Mürşid ve cemaat önderinde
olması gereken vasıflar
Bu arada tekrar hatırlatmamız gerekirse; bir şahsın Mürşid-i Kamil olması için, İslami ilimleri iyi bilen, sâlih ameller işlemeye gayret gösteren, Peygamber efendimiz sallallahu aleyhi vesellemin sünnet-i seniyyesine bağlı olan ve tasavvufta seyr-i sülûkunu tamamlayıp, irşada icazet kazanmış bir kimse olması gerekir.

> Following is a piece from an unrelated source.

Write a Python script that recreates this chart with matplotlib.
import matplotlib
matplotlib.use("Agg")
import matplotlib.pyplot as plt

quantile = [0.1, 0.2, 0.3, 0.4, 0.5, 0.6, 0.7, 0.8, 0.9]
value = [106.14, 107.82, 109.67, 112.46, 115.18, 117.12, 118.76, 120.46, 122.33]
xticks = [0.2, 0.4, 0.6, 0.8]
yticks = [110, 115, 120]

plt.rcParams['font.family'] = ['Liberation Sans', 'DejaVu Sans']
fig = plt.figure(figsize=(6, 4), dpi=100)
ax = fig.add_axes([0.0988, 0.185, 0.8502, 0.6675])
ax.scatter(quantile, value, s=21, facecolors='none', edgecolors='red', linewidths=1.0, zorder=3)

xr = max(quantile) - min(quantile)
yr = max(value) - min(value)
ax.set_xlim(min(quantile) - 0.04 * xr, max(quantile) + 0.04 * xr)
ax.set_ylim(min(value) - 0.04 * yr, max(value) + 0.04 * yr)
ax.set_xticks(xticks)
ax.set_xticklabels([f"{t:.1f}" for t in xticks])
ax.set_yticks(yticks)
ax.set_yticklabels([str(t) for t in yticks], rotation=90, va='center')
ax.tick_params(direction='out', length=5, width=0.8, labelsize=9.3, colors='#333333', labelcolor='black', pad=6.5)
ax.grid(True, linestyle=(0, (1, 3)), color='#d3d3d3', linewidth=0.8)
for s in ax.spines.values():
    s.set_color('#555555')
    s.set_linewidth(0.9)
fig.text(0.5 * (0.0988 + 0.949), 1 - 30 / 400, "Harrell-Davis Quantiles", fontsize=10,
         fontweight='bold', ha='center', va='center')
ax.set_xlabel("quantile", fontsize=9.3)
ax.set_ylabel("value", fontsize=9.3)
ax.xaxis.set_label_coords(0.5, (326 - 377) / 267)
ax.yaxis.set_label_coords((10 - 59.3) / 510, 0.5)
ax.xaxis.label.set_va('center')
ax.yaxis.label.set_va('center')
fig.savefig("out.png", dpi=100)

İnsanları doğru yola ulaştıran bir Mürşidin Ehl-i sünnet itikadınabağlı olması ve İslâmiyetin emir ve yasaklarına tam uyması şarttır. Bunun yanında Mürşid-i kâmil’in mutlaka kendinden önceki bir mürşid-i kâmilden feyiz alması, onun terbiyesi altında yetişmesi gerekir. Bir mürşid-i kâmil, Peygamber efendimizden başlayıp zamanımıza kadar birbirinden feyz alarak yetişmiş mürşidlerin kalbinden gelen maneviyatı saliklerinin kalplerine akıtmalıdır.
Kamil Mürşid’ler insanları Allah’a kulluğa, takvaya ve güzel ahlaka çağırır. Samimi bir Müslüman olma yolunu öğretir. Dünyevi işlerde daima dini gaye ve dini ölçülere bağlı kalır. Dünyevi başarıyı esas almaz, Allah’ın rızasını üstün tutar.

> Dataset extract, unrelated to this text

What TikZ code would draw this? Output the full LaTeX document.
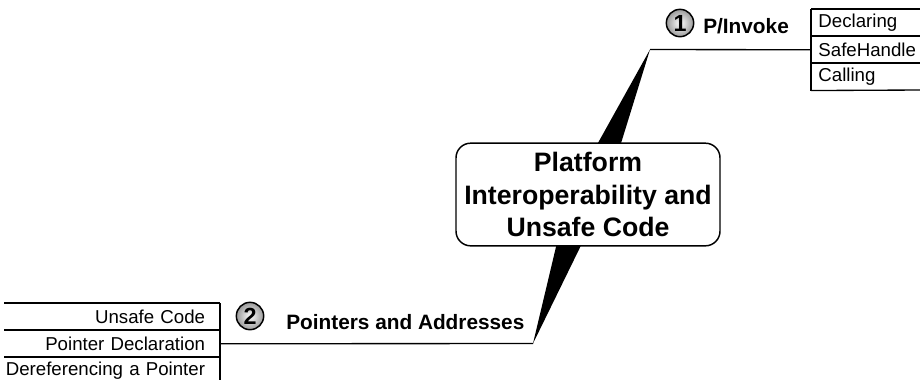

Böyle zatlar ve etrafında toplanan cemaatler kıyamete kadar var olacaktır. Peygamber efendimiz sallallahu aleyhi ve sellem buyuruyor ki: ‘Ümmetimden bir taife hak üzere galip olarak devam edecektir. Allah’ın emri kendilerine gelinceye kadar, onlar hak üzere hep öyle sebat edecektir. Muhalefet edenler onlara zarar veremeyecektir.” (Müslim)
Allah’ın bu ümmete ihsanı ve yardımı olan böyle cemaatlere uymak, yegane kurtuluş yolumuzdur. Bu devrin ins ve cinni şeytanlarının hilelerine karşı ancak Allah’ın hususi bir lütfu olan bu kurtuluş vesilelerine tutunmakla karşı koyabiliriz.
Hiçbir zaman unutmayalım; İslam, Allah’ın insanoğluna gönderdiği hidayet kaynağıdır. Hatemu’l-Enbiya olan Hz. Peygamber aleyhisselatu vesselamın getirdiği bu din, kıyamete kadar insanlara rehberlik yapmaya devam edecektir.
Müslümanlar, her devirde farklı fitnelerle, iç karışıklıklarla imtihandan geçse de hiçbir zaman ümitsiz olmamalı, hak yolda sebat etmelidir. Çünkü bu dinin sahibi âlemlerin Rabbi Allah’tır. “Kûn” deyince her şeyi oldurmaya kudreti yeten Yüce Rabbimiz, elbette kendi dinini muhafaza edecektir. Yeter ki biz imtihanlar karşısında sarsılmayalım, daha da gayretli olalım.